O poeta perdeu a manhã a dissertar sobre a arte para concluir que nenhuma teoria a consegue explicar na sua transparência e simplicidade.
Há pessoas que perdem toda uma vida a fazer o mesmo.
Interessante a relação do estranho interlocutor e da cabeça anónima.
perder toda uma vida distraído a pensar na vida... talvez não. mas por vezes contemplá-la conscientemente, é precioso.
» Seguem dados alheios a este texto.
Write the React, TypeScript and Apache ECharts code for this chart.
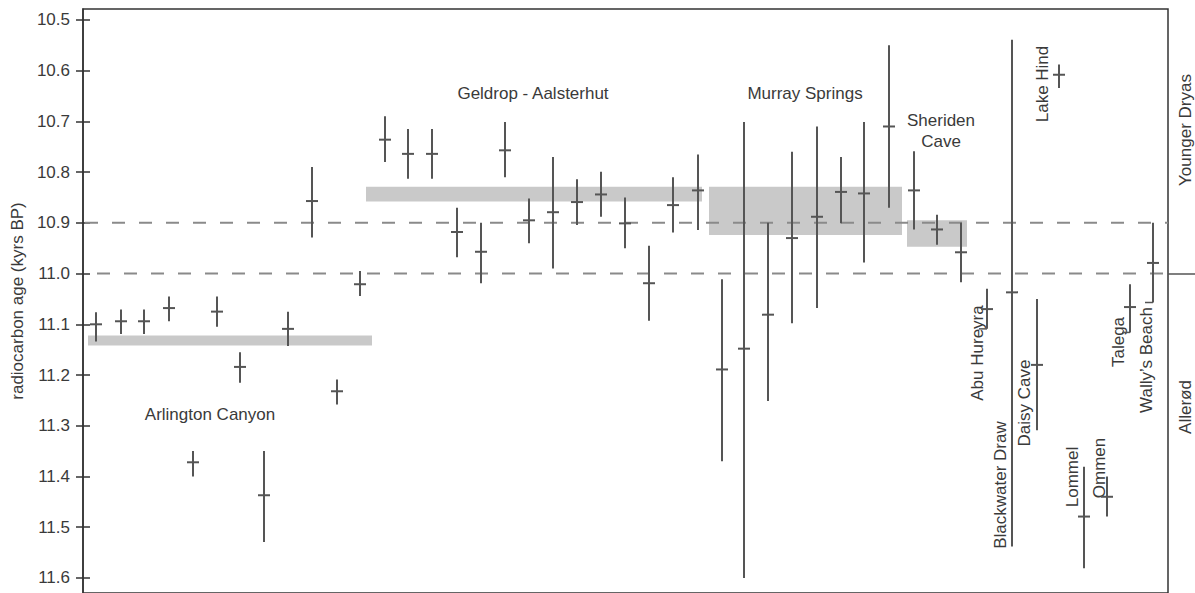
import React, { useEffect, useRef } from "react";
import * as echarts from "echarts";

// x = sample position along the plot (arbitrary units), [x, low, center, high] in kyrs BP
const arlington: number[][] = [
  [13, 11.076, 11.1, 11.134],
  [38, 11.071, 11.094, 11.119],
  [61, 11.071, 11.094, 11.119],
  [86, 11.045, 11.068, 11.094],
  [110, 11.35, 11.372, 11.4],
  [134, 11.045, 11.075, 11.105],
  [157, 11.155, 11.184, 11.215],
  [181, 11.35, 11.437, 11.529],
  [205, 11.075, 11.109, 11.143],
  [229, 10.79, 10.857, 10.929],
  [254, 11.209, 11.232, 11.258],
  [277, 10.995, 11.021, 11.044],
];
const geldrop: number[][] = [
  [302, 10.69, 10.736, 10.78],
  [325, 10.715, 10.764, 10.813],
  [349, 10.715, 10.764, 10.813],
  [374, 10.87, 10.918, 10.968],
  [398, 10.9, 10.957, 11.019],
  [422, 10.701, 10.757, 10.81],
  [446, 10.852, 10.895, 10.94],
  [470, 10.77, 10.879, 10.99],
  [494, 10.814, 10.859, 10.904],
  [518, 10.799, 10.844, 10.888],
  [542, 10.85, 10.901, 10.95],
  [566, 10.945, 11.019, 11.093],
  [590, 10.81, 10.865, 10.919],
  [615, 10.765, 10.836, 10.914],
];
const murray: number[][] = [
  [639, 11.011, 11.189, 11.37],
  [661, 10.701, 11.148, 11.6],
  [685, 10.9, 11.081, 11.251],
  [709, 10.76, 10.93, 11.098],
  [734, 10.71, 10.888, 11.068],
  [758, 10.77, 10.839, 10.901],
  [781, 10.701, 10.842, 10.978],
  [806, 10.55, 10.71, 10.87],
];
const sheriden: number[][] = [
  [831, 10.759, 10.836, 10.913],
  [854, 10.884, 10.913, 10.943],
  [878, 10.9, 10.958, 11.017],
];
const otherSites: string[] = [
  "Abu Hureyra",
  "Blackwater Draw",
  "Daisy Cave",
  "Lake Hind",
  "Lommel",
  "Ommen",
  "Talega",
  "Wally's Beach",
];
const otherValues: number[][] = [
  [904, 11.03, 11.07, 11.109],
  [929, 10.539, 11.037, 11.538],
  [954, 11.05, 11.18, 11.309],
  [976, 10.588, 10.608, 10.634],
  [1001, 11.381, 11.479, 11.581],
  [1024, 11.4, 11.44, 11.479],
  [1047, 11.021, 11.066, 11.116],
  [1070, 10.9, 10.979, 11.057],
];
const leaderSites: string[] = ["Abu Hureyra", "Talega", "Wally's Beach"];

// site means: [xStart, xEnd, top, bottom]
const bands: number[][] = [
  [5, 289, 11.122, 11.142],
  [283, 619, 10.829, 10.858],
  [626, 819, 10.829, 10.924],
  [824, 884, 10.895, 10.947],
];
const boundaries: number[] = [10.9, 11.0];
const yTicks: number[] = [10.5, 10.6, 10.7, 10.8, 10.9, 11.0, 11.1, 11.2, 11.3, 11.4, 11.5, 11.6];

const X_MIN = 0;
const X_MAX = 1085;
const Y_MIN = 10.4784;
const Y_MAX = 11.6297;

const FONT = "'Liberation Sans', Arial, sans-serif";
const TEXT = "#3a3a3a";
const BAR = "#555555";

function errorRender(leaders: boolean) {
  return (params: any, api: any) => {
    const x = api.value(0);
    const lo = api.coord([x, api.value(1)]);
    const c = api.coord([x, api.value(2)]);
    const hi = api.coord([x, api.value(3)]);
    const st = { stroke: BAR, lineWidth: 2 };
    const children: any[] = [
      { type: "line", shape: { x1: lo[0], y1: lo[1], x2: hi[0], y2: hi[1] }, style: st },
      { type: "line", shape: { x1: c[0] - 6, y1: c[1], x2: c[0] + 6, y2: c[1] }, style: st },
    ];
    if (leaders && leaderSites.indexOf(otherSites[params.dataIndex]) >= 0) {
      children.push({
        type: "line",
        shape: { x1: hi[0] - 8, y1: hi[1], x2: hi[0], y2: hi[1] },
        style: { stroke: BAR, lineWidth: 1.5 },
      });
    }
    return { type: "group", children };
  };
}

export default function App() {
  const ref = useRef<HTMLDivElement>(null);
  useEffect(() => {
    if (!ref.current) return;
    const chart = echarts.init(ref.current, undefined, { renderer: "svg" });
    const errSeries = (data: number[][], leaders = false) => ({
      type: "custom",
      renderItem: errorRender(leaders),
      data,
      z: 5,
      encode: { x: 0, y: [1, 2, 3] },
    });
    const label = (text: string, x: number, y: number, rot = 0) => ({
      type: "text",
      x,
      y,
      rotation: rot,
      style: {
        text,
        fill: TEXT,
        font: `17px ${FONT}`,
        align: "center",
        verticalAlign: "middle",
      },
    });
    const R = Math.PI / 2;
    chart.setOption({
      animation: false,
      grid: {
        left: 83,
        right: 27,
        top: 9,
        bottom: -2,
        show: true,
        borderColor: "#333",
        borderWidth: 1.5,
        backgroundColor: "transparent",
      },
      xAxis: {
        type: "value",
        min: X_MIN,
        max: X_MAX,
        show: false,
      },
      yAxis: [
        {
          type: "value",
          inverse: true,
          min: Y_MIN,
          max: Y_MAX,
          position: "left",
          splitLine: { show: false },
          axisLine: { show: true, lineStyle: { color: "#333", width: 1.5 } },
          axisTick: {
            show: true,
            inside: false,
            length: 7,
            customValues: yTicks,
            lineStyle: { color: "#333", width: 1.5 },
          },
          axisLabel: {
            show: true,
            customValues: yTicks,
            formatter: (v: number) => v.toFixed(1),
            color: TEXT,
            fontSize: 17,
            fontFamily: FONT,
            margin: 13,
          },
          name: "radiocarbon age (kyrs BP)",
          nameLocation: "middle",
          nameGap: 50,
          nameRotate: 90,
          nameTextStyle: { color: TEXT, fontSize: 17, fontFamily: FONT },
        },
        {
          type: "value",
          inverse: true,
          min: Y_MIN,
          max: Y_MAX,
          position: "left",
          splitLine: { show: false },
          axisLine: { show: false },
          axisLabel: { show: false },
          axisTick: {
            show: true,
            inside: true,
            length: 7,
            customValues: yTicks,
            lineStyle: { color: "#333", width: 1.5 },
          },
        },
      ],
      series: [
        {
          type: "custom",
          z: 1,
          data: bands,
          encode: { x: [0, 1], y: [2, 3] },
          renderItem: (params: any, api: any) => {
            const p1 = api.coord([api.value(0), api.value(2)]);
            const p2 = api.coord([api.value(1), api.value(3)]);
            return {
              type: "rect",
              shape: { x: p1[0], y: p1[1], width: p2[0] - p1[0], height: p2[1] - p1[1] },
              style: { fill: "#c9c9c9" },
            };
          },
        },
        {
          type: "custom",
          z: 2,
          data: boundaries.map((v) => [v]),
          encode: { y: 0 },
          renderItem: (params: any, api: any) => {
            const v = api.value(0);
            const a = api.coord([X_MIN, v]);
            const b = api.coord([X_MAX, v]);
            return {
              type: "line",
              shape: { x1: a[0], y1: a[1], x2: b[0], y2: b[1] },
              style: {
                stroke: "#8a8a8a",
                lineWidth: 2,
                lineDash: [13, 14],
                lineDashOffset: params.dataIndex === 0 ? 25 : 13,
              },
            };
          },
        },
        errSeries(arlington),
        errSeries(geldrop),
        errSeries(murray),
        errSeries(sheriden),
        errSeries(otherValues, true),
      ],
      graphic: [
        label("Arlington Canyon", 210, 414),
        label("Geldrop - Aalsterhut", 533, 93),
        label("Murray Springs", 805, 93),
        label("Sheriden", 941, 120),
        label("Cave", 941, 141),
        label("Abu Hureyra", 977, 353, R),
        label("Blackwater Draw", 1000, 485, R),
        label("Daisy Cave", 1024, 403, R),
        label("Lake Hind", 1042, 84, R),
        label("Lommel", 1072, 477, R),
        label("Ommen", 1099, 468, R),
        label("Talega", 1118, 342, R),
        label("Wally\u2019s Beach", 1146, 360, R),
        label("Younger Dryas", 1185, 130, R),
        label("Aller\u00f8d", 1185, 407, R),
        {
          type: "line",
          shape: { x1: 1168, y1: 274, x2: 1195, y2: 274 },
          style: { stroke: "#555", lineWidth: 1.5 },
        },
      ],
    });
    return () => chart.dispose();
  }, []);
  return (
    <div
      ref={ref}
      style={{ position: "fixed", left: 0, top: 0, width: 1195, height: 593, background: "#fff" }}
    />
  );
}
Estas linhas são atrozmente nihilistas. Aliás, anda tudo a ficar assim: liso, oco. Talvez seja a minha crise dos 35. E cito:
Nel mezzo del cammin di nostra vita
mi ritrovai per una selva oscura
ché la diritta via era smarrita.
Li os comentários, a reacção emocionada de formol, e fiquei a pensar como alguém no duro realismo ainda encontra motivos poéticos (líricos) com uma densidade que fazem esquecer por momentos os tempos algo duvidosos que todos habitamos. Estamos em tempo de demasiada informação, e isso é razão bastante para não haver razão nenhuma, como diria Alberto Caeiro.
Pessoalmente, acho que falta alguma riqueza lexical neste poema de Fernandes Jorge (não conheço os outros) que atrapalha o desenvolvimento de uma boa ideia.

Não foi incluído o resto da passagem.